Task details: Copy the records below exactly as they are written.

Data shown:
□ □ □ □ □

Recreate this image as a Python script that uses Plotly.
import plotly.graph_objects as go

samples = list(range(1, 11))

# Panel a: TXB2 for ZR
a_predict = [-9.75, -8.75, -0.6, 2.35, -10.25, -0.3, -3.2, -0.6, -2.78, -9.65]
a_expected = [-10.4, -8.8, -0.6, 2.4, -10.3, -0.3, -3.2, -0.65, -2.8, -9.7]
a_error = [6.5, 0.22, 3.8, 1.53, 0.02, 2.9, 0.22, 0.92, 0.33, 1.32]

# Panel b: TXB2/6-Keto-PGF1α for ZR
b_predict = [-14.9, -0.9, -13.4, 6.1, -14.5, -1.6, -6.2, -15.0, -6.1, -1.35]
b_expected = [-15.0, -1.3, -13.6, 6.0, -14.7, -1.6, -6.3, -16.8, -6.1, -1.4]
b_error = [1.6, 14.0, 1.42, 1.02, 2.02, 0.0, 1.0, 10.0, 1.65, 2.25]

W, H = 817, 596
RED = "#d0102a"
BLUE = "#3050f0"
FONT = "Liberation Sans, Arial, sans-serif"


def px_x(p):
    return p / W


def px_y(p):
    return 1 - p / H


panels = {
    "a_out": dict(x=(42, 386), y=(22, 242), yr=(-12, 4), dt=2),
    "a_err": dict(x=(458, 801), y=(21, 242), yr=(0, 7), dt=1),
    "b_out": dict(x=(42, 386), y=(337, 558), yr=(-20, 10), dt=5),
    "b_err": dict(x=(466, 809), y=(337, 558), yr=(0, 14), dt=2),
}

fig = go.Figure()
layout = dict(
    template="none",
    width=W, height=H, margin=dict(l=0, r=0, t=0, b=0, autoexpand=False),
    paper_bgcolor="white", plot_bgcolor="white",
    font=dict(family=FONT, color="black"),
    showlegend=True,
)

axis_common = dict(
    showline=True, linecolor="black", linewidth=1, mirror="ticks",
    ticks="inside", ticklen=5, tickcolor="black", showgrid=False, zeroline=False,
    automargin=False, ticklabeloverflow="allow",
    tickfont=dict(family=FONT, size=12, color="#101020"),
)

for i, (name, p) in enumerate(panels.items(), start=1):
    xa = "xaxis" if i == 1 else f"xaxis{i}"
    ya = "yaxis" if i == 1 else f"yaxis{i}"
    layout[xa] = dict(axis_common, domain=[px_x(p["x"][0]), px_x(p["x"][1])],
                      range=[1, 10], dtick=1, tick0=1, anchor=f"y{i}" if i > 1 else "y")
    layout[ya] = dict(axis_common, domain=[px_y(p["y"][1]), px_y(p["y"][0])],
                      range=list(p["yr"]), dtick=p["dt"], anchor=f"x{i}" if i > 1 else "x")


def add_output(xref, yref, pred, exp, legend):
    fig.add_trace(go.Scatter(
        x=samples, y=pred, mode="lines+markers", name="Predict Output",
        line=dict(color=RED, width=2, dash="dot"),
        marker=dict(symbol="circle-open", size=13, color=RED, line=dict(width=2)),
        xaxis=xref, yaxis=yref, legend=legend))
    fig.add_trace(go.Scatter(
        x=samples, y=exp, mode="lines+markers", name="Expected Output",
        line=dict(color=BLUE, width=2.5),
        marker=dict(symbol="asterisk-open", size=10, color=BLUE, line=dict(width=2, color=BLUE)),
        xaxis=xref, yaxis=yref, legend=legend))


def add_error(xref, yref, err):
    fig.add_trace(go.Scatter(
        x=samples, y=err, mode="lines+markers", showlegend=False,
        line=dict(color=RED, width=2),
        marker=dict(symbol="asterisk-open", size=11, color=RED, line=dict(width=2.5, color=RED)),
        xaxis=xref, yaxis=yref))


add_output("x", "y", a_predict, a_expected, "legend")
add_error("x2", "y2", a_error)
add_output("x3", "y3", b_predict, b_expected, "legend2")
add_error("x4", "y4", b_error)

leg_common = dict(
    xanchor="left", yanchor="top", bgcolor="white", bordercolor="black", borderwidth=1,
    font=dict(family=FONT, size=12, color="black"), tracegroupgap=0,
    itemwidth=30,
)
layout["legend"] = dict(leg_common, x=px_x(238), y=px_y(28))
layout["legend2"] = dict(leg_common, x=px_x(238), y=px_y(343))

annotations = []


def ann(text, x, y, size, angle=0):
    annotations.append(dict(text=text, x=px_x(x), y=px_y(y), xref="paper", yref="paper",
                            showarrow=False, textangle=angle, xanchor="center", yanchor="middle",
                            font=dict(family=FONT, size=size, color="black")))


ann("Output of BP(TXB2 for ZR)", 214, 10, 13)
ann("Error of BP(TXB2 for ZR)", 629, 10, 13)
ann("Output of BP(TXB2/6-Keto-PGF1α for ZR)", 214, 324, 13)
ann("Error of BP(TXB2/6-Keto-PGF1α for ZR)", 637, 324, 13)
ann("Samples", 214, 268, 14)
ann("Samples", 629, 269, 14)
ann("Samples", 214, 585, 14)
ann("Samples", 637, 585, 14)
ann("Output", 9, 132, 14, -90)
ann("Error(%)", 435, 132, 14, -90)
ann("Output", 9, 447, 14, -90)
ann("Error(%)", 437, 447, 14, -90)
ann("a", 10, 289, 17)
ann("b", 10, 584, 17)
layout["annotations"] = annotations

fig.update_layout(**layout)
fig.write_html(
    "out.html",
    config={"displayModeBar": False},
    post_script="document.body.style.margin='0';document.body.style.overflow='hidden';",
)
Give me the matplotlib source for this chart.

□ □ □ □ □

Response for this exercise:
Recreate this image as a Python script that uses Plotly.
import plotly.graph_objects as go

samples = list(range(1, 11))

# Panel a: TXB2 for ZR
a_predict = [-9.75, -8.75, -0.6, 2.35, -10.25, -0.3, -3.2, -0.6, -2.78, -9.65]
a_expected = [-10.4, -8.8, -0.6, 2.4, -10.3, -0.3, -3.2, -0.65, -2.8, -9.7]
a_error = [6.5, 0.22, 3.8, 1.53, 0.02, 2.9, 0.22, 0.92, 0.33, 1.32]

# Panel b: TXB2/6-Keto-PGF1α for ZR
b_predict = [-14.9, -0.9, -13.4, 6.1, -14.5, -1.6, -6.2, -15.0, -6.1, -1.35]
b_expected = [-15.0, -1.3, -13.6, 6.0, -14.7, -1.6, -6.3, -16.8, -6.1, -1.4]
b_error = [1.6, 14.0, 1.42, 1.02, 2.02, 0.0, 1.0, 10.0, 1.65, 2.25]

W, H = 817, 596
RED = "#d0102a"
BLUE = "#3050f0"
FONT = "Liberation Sans, Arial, sans-serif"


def px_x(p):
    return p / W


def px_y(p):
    return 1 - p / H


panels = {
    "a_out": dict(x=(42, 386), y=(22, 242), yr=(-12, 4), dt=2),
    "a_err": dict(x=(458, 801), y=(21, 242), yr=(0, 7), dt=1),
    "b_out": dict(x=(42, 386), y=(337, 558), yr=(-20, 10), dt=5),
    "b_err": dict(x=(466, 809), y=(337, 558), yr=(0, 14), dt=2),
}

fig = go.Figure()
layout = dict(
    template="none",
    width=W, height=H, margin=dict(l=0, r=0, t=0, b=0, autoexpand=False),
    paper_bgcolor="white", plot_bgcolor="white",
    font=dict(family=FONT, color="black"),
    showlegend=True,
)

axis_common = dict(
    showline=True, linecolor="black", linewidth=1, mirror="ticks",
    ticks="inside", ticklen=5, tickcolor="black", showgrid=False, zeroline=False,
    automargin=False, ticklabeloverflow="allow",
    tickfont=dict(family=FONT, size=12, color="#101020"),
)

for i, (name, p) in enumerate(panels.items(), start=1):
    xa = "xaxis" if i == 1 else f"xaxis{i}"
    ya = "yaxis" if i == 1 else f"yaxis{i}"
    layout[xa] = dict(axis_common, domain=[px_x(p["x"][0]), px_x(p["x"][1])],
                      range=[1, 10], dtick=1, tick0=1, anchor=f"y{i}" if i > 1 else "y")
    layout[ya] = dict(axis_common, domain=[px_y(p["y"][1]), px_y(p["y"][0])],
                      range=list(p["yr"]), dtick=p["dt"], anchor=f"x{i}" if i > 1 else "x")


def add_output(xref, yref, pred, exp, legend):
    fig.add_trace(go.Scatter(
        x=samples, y=pred, mode="lines+markers", name="Predict Output",
        line=dict(color=RED, width=2, dash="dot"),
        marker=dict(symbol="circle-open", size=13, color=RED, line=dict(width=2)),
        xaxis=xref, yaxis=yref, legend=legend))
    fig.add_trace(go.Scatter(
        x=samples, y=exp, mode="lines+markers", name="Expected Output",
        line=dict(color=BLUE, width=2.5),
        marker=dict(symbol="asterisk-open", size=10, color=BLUE, line=dict(width=2, color=BLUE)),
        xaxis=xref, yaxis=yref, legend=legend))


def add_error(xref, yref, err):
    fig.add_trace(go.Scatter(
        x=samples, y=err, mode="lines+markers", showlegend=False,
        line=dict(color=RED, width=2),
        marker=dict(symbol="asterisk-open", size=11, color=RED, line=dict(width=2.5, color=RED)),
        xaxis=xref, yaxis=yref))


add_output("x", "y", a_predict, a_expected, "legend")
add_error("x2", "y2", a_error)
add_output("x3", "y3", b_predict, b_expected, "legend2")
add_error("x4", "y4", b_error)

leg_common = dict(
    xanchor="left", yanchor="top", bgcolor="white", bordercolor="black", borderwidth=1,
    font=dict(family=FONT, size=12, color="black"), tracegroupgap=0,
    itemwidth=30,
)
layout["legend"] = dict(leg_common, x=px_x(238), y=px_y(28))
layout["legend2"] = dict(leg_common, x=px_x(238), y=px_y(343))

annotations = []


def ann(text, x, y, size, angle=0):
    annotations.append(dict(text=text, x=px_x(x), y=px_y(y), xref="paper", yref="paper",
                            showarrow=False, textangle=angle, xanchor="center", yanchor="middle",
                            font=dict(family=FONT, size=size, color="black")))


ann("Output of BP(TXB2 for ZR)", 214, 10, 13)
ann("Error of BP(TXB2 for ZR)", 629, 10, 13)
ann("Output of BP(TXB2/6-Keto-PGF1α for ZR)", 214, 324, 13)
ann("Error of BP(TXB2/6-Keto-PGF1α for ZR)", 637, 324, 13)
ann("Samples", 214, 268, 14)
ann("Samples", 629, 269, 14)
ann("Samples", 214, 585, 14)
ann("Samples", 637, 585, 14)
ann("Output", 9, 132, 14, -90)
ann("Error(%)", 435, 132, 14, -90)
ann("Output", 9, 447, 14, -90)
ann("Error(%)", 437, 447, 14, -90)
ann("a", 10, 289, 17)
ann("b", 10, 584, 17)
layout["annotations"] = annotations

fig.update_layout(**layout)
fig.write_html(
    "out.html",
    config={"displayModeBar": False},
    post_script="document.body.style.margin='0';document.body.style.overflow='hidden';",
)
Give me the matplotlib source for this chart.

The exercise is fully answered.